With the Heat Map widget you can create a colorful layer of bubbles over an image to represent the intensity of variables. Higher variable values produce redder (larger/intense) bubbles, and you can add a heat scale to the layer to show the value range.

Heat map example on a background image (floor plan)

This widget also accepts features like metadata, which can be set in your variable data.

Creating your own

To add the Heat Map widget to your dashboard, choose "Heat map" from the widget list and customize it to your preference. Edit the widget using the options located on the right side of the widget editor.

Widget compatibility

This widget works for both Normal dashboards and Blueprint dashboards.

Data From field

The Data From field lets you select the device and variable that will feed data into this widget.
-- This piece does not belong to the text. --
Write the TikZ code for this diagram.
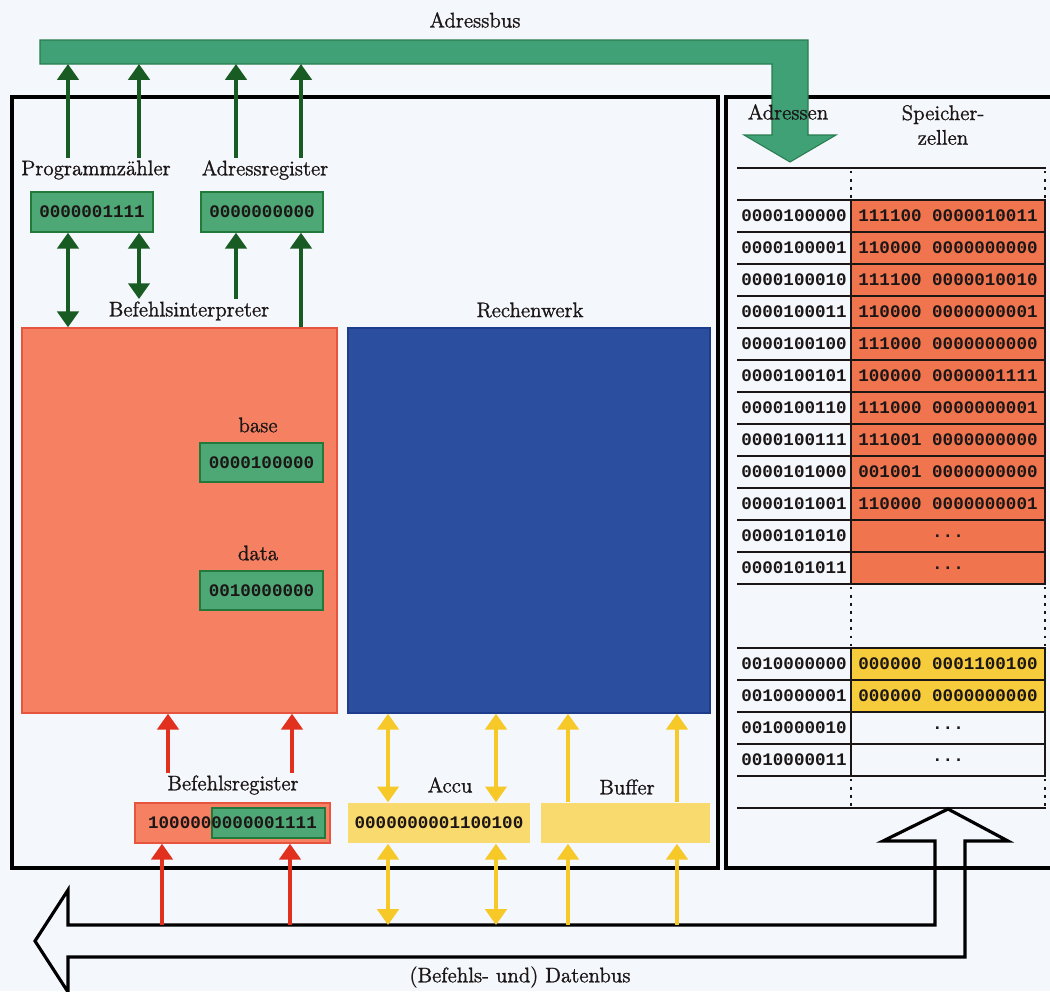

  • In a Normal dashboard, choose one of your devices from the list and then pick the variable that contains the data.
  • In a Blueprint dashboard, add the Blueprint device and input the name of the variable that holds the information.
    When using a Blueprint dashboard, the variable selector will not list variables because it does not know which devices are linked to your Blueprint Device.

Setting a background image

The widget supports three types of background images:

  1. Static – an image from a fixed URL.
  2. Conditional – multiple conditions each with its own image URL; the image that matches the condition is displayed.
    Conditional image example
  3. Dynamic – the image URL comes from variable data.

You can store images in TagoIO’s file system and use a public URL.

Bubble position

You must provide an X and Y coordinate for each variable. The coordinates are normalized between 0 and 1, where (0, 0) is the top‑left corner of the image and (1, 1) is the bottom‑right corner.

Using metadata

If your variable’s metadata contains x and y, those values will be used as the bubble position:

{
"variable": "heat",
"value": 71,
"metadata": {"x":0.2, "y":0.3}
}

The widget will display a heat bubble at that location.

Using the widget editor

You can also set coordinates directly in the widget editor. If metadata is not present, the editor values are used.
Bubble position example

Range of scale

You can define a custom range for the heat bar that appears at the bottom of the image. By default, the scale is generated automatically from your variable values.
The scale determines which color corresponds to each value; even if you hide the heat bar, bubbles will still respect this mapping.

info

The range can be set with fixed or dynamic values using another variable’s data, similar to Gauge's range.